Colette Kress -- Executive Vice President, Chief Financial Officer

Sure, Stacy. Let me help. Within the quarter, our HGX systems were a very significant part of our data center as well as our data center growth that we had seen. Those systems include our HGX of our Hopper architecture but also our Ampere architecture.

Yes, we are still selling -- both of these architectures are in the market. Now, when you think about that, what does that mean from both the systems as a unit, of course, is growing quite substantially, and that is driving in terms of the revenue increases. So, both of these things are the drivers of the revenue inside data center. Our DGXs are always a portion of additional systems that we will sell. Those are a great opportunity for our enterprise customers and many other different types of customers that we're seeing even in our consumer internet companies. Now, the importance there is also coming together with software that we sell with our DGXs, but that's a portion of our sales that we're doing. The rest of the GPUs, we have new GPUs coming to market that we talk about, the L40S, and they will add continued growth going forward.

But again, the largest driver of our revenue within this last quarter was definitely the HGX system.

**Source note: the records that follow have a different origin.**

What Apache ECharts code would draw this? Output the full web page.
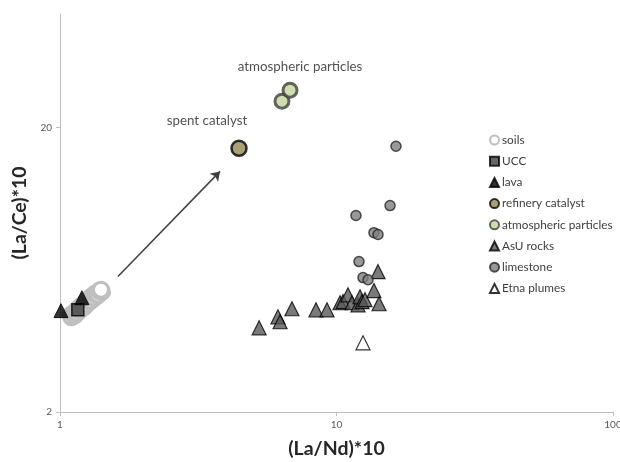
<!DOCTYPE html>
<html><head><meta charset="utf-8">
<script src="https://cdn.jsdelivr.net/npm/echarts@6/dist/echarts.min.js"></script>
<style>html,body{margin:0;padding:0;background:#fff}#c{width:620px;height:462px}</style>
</head><body><div id="c"></div>
<script>
// Data: [ (La/Nd)*10 , (La/Ce)*10 ]
const soils = [[1.09,4.38],[1.10,4.30],[1.12,4.45],[1.13,4.36],[1.143,4.54],[1.15,4.44],[1.171,4.65],[1.18,4.55],[1.19,4.72],[1.211,4.76],[1.22,4.66],[1.23,4.84],[1.242,4.88],[1.25,4.78],[1.26,4.97],[1.284,5.00],[1.29,4.90],[1.30,5.10],[1.316,5.12],[1.33,5.02],[1.34,5.22],[1.361,5.25],[1.37,5.14],[1.39,5.34],[1.42,5.28],[1.407,5.38]];
const ucc = [[1.16,4.57]];
const lava = [[1.008,4.54],[1.20,5.04]];
const refineryCatalyst = [[4.44,16.88]];
const atmosphericParticles = [[6.35,24.7],[6.79,27.0]];
const asuRocks = [[5.25,3.95],[6.14,4.32],[6.25,4.15],[6.90,4.61],[8.43,4.57],[9.24,4.57],[10.3,4.84],[10.56,4.88],[11.0,5.16],[11.38,4.84],[11.96,4.76],[12.16,5.08],[12.37,4.88],[12.68,4.96],[13.66,5.34],[14.25,4.80],[14.13,6.22]];
const limestone = [[12.06,6.75],[12.47,5.93],[13.0,5.83],[13.66,8.53],[14.13,8.40],[11.76,9.80],[15.62,10.62],[16.41,17.15]];
const etnaPlumes = [[12.47,3.50]];
const arrowFrom = [1.62,5.98];
const arrowTo = [3.79,14.0];
const xTicks = [1,10,100];
const yTicks = [2,20];
const seriesNames = ['soils','UCC','lava','refinery catalyst','atmospheric particles','AsU rocks','limestone','Etna plumes'];

const FONT = 'Lato';
const chart = echarts.init(document.getElementById('c'), null, {renderer:'canvas'});
chart.setOption({
  animation:false,
  backgroundColor:'#fff',
  textStyle:{fontFamily:FONT},
  grid:{left:60,right:7,top:14,bottom:50,outerBoundsMode:'none',containLabel:false},
  legend:{
    orient:'vertical', left:484, top:129, itemWidth:9, itemHeight:9, itemGap:9.2,
    textStyle:{fontFamily:FONT,fontSize:11.8,color:'#404040',padding:[0,0,0,-2]},
    data:seriesNames.map(function(n){return n==='soils'?{name:n,itemStyle:{color:'#ffffff'}}:{name:n};})
  },
  xAxis:{
    type:'log', logBase:10, min:1, max:100,
    name:'(La/Nd)*10', nameLocation:'middle', nameGap:27,
    nameTextStyle:{fontFamily:FONT,fontSize:19.5,fontWeight:'bold',color:'#262626'},
    axisLine:{lineStyle:{color:'#bfbfbf',width:1}},
    axisTick:{show:true,length:4,lineStyle:{color:'#bfbfbf'},customValues:xTicks},
    axisLabel:{fontSize:10,color:'#595959',margin:8,customValues:xTicks},
    splitLine:{show:false}
  },
  yAxis:{
    type:'log', logBase:10, min:2, max:50,
    name:'(La/Ce)*10', nameLocation:'middle', nameGap:28, nameRotate:90,
    nameTextStyle:{fontFamily:FONT,fontSize:19.5,fontWeight:'bold',color:'#262626'},
    axisLine:{show:true,lineStyle:{color:'#bfbfbf',width:1}},
    axisTick:{show:true,length:4,lineStyle:{color:'#bfbfbf'},customValues:yTicks},
    axisLabel:{fontSize:10,color:'#595959',margin:8,customValues:yTicks},
    splitLine:{show:false}
  },
  series:[
    {name:'soils',type:'scatter',symbol:'circle',symbolSize:15,
     data:soils.map(function(d,i){return i===soils.length-1?{value:d,itemStyle:{color:'#ffffff'}}:{value:d};}),
     itemStyle:{color:'#cfcfcf',borderColor:'#bfbfbf',borderWidth:3,opacity:1}},
    {name:'UCC',type:'scatter',data:ucc,symbol:'rect',symbolSize:12,
     itemStyle:{color:'#404040',borderColor:'#000',borderWidth:1.5}},
    {name:'lava',type:'scatter',data:lava,symbol:'triangle',symbolSize:14,
     itemStyle:{color:'#000',borderColor:'#000',borderWidth:1}},
    {name:'refinery catalyst',type:'scatter',symbol:'circle',symbolSize:15,
     data:refineryCatalyst.map(function(d){return {value:d,label:{show:true,formatter:'spent catalyst',position:'inside',offset:[-32,-28],fontFamily:FONT,fontSize:13.3,color:'#262626'}};}),
     itemStyle:{color:'#948a54',borderColor:'#000',borderWidth:2.5},
     markLine:{silent:true,symbol:['none','arrow'],symbolSize:9,label:{show:false},
       lineStyle:{color:'#404040',width:1.5,type:'solid'},
       data:[[{coord:arrowFrom},{coord:arrowTo}]]}},
    {name:'atmospheric particles',type:'scatter',symbol:'circle',symbolSize:14,
     data:atmosphericParticles.map(function(d,i){return i===1?{value:d,label:{show:true,formatter:'atmospheric particles',position:'inside',offset:[10,-23],fontFamily:FONT,fontSize:13.3,color:'#262626'}}:{value:d};}),
     itemStyle:{color:'#c3d69b',borderColor:'#404040',borderWidth:3}},
    {name:'AsU rocks',type:'scatter',data:asuRocks,symbol:'triangle',symbolSize:14,
     itemStyle:{color:'#595959',borderColor:'#000',borderWidth:1.2}},
    {name:'limestone',type:'scatter',data:limestone,symbol:'circle',symbolSize:10,
     itemStyle:{color:'#808080',borderColor:'#262626',borderWidth:1.5}},
    {name:'Etna plumes',type:'scatter',data:etnaPlumes,symbol:'triangle',symbolSize:14,
     itemStyle:{color:'#ffffff',borderColor:'#000',borderWidth:1.2}}
  ]
});
</script></body></html>
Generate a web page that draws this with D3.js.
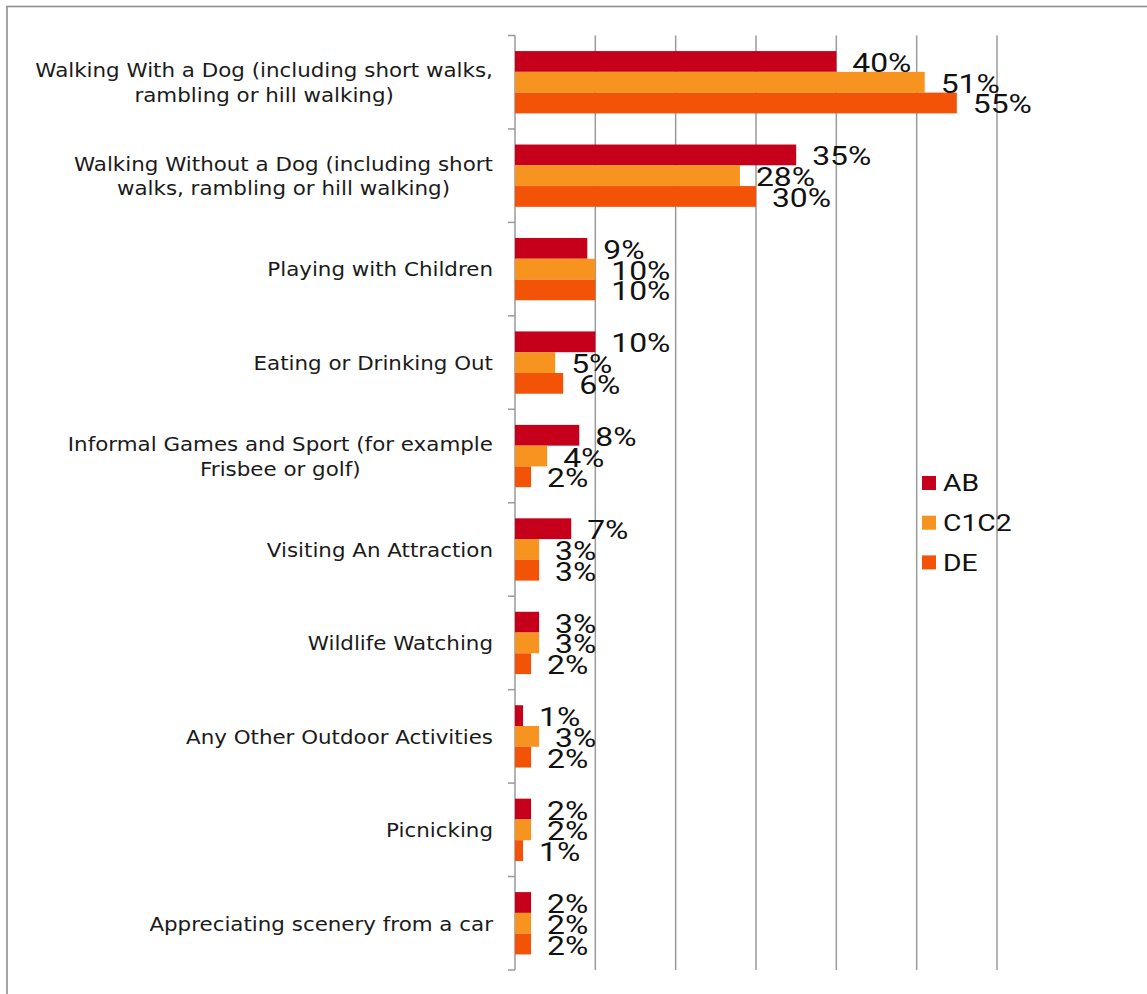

Jensen Huang -- President and Chief Executive Officer

And, Stacy, if I could just add something. The -- you -- you say it's H100, and I know you know what your -- your -- your mental image in your mind, but the H100 is 35,000 parts, 70 pounds, nearly a trillion transistors in combination; takes a robot to build -- well, many robots to build because it's 70 pounds to lift. And it takes a supercomputer to test a supercomputer. And so, these -- these things are technology marvels, and -- and the manufacturing of them is really intensive. And so -- so I think we -- you know, we call it H100 as if it's a chip that comes off of a fab, but H100s go -- go out really as HGX as they are the world's hyperscalers, and -- and they're really really quite large system components, if you will.

Operator

Next, we go to Mark Lipacis with Jefferies. Your line is now open.

Mark Lipacis -- Jefferies -- Analyst

Hi, thanks for taking my question, and congrats on the -- on the success. Jensen, it seems like the -- a key part of the success -- your success in the market is delivering the software ecosystem along with the chip and the hardware platform. And I had a two-part question on this. I was wondering if you could just help us understand the evolution of your software ecosystem, the critical elements.

And is there a way to quantify your lead on this dimension, like how many person years you've invested in building it? And then, part two, I was wondering if you would care to share with us your view on what percentage of the value of the Nvidia platform is hardware differentiation versus software differentiation. Thank you.

Jensen Huang -- President and Chief Executive Officer

Yeah, Mark, thanks for your question. The -- let me see if I could use some metrics. So, we have a runtime score in the AI enterprise. This is -- this is one part of our software stack.

And this is -- this is, if you will, the runtime that just about every company uses for the end-to-end of machine learning, from data processing, the training of any model that you -- that you like to do on any framework you like to do, the inference, and the deployment, the scaling it out into data center, could be a scale-out for a hyperscale data center, could be a scale-out for enterprise data center, for example, on VMware. You can do this on any of our GPUs. We have hundreds of millions of GPUs in the field and millions of GPUs in the cloud in just about every single cloud. And it runs in a single GPU configuration as well as multi-GPU per compute or multi-node. It also has multiple -- multiple sessions or multiple -- multiple computing instances per GPU.

So, from multiple instances per GPU to multiple GPUs, multiple nodes, to entire data center scale. So, this runtime called NVIDIA AI Enterprise has something like 4,500 software packages, software libraries and has something like 10,000 dependencies among each other. And that runtime is -- is, as I mentioned, continuously updated and optimized for -- for our install base for our stack. And that's just one example of what it would take to get accelerated computing to work that the number of -- of code combinations and type of application combinations is really quite insane.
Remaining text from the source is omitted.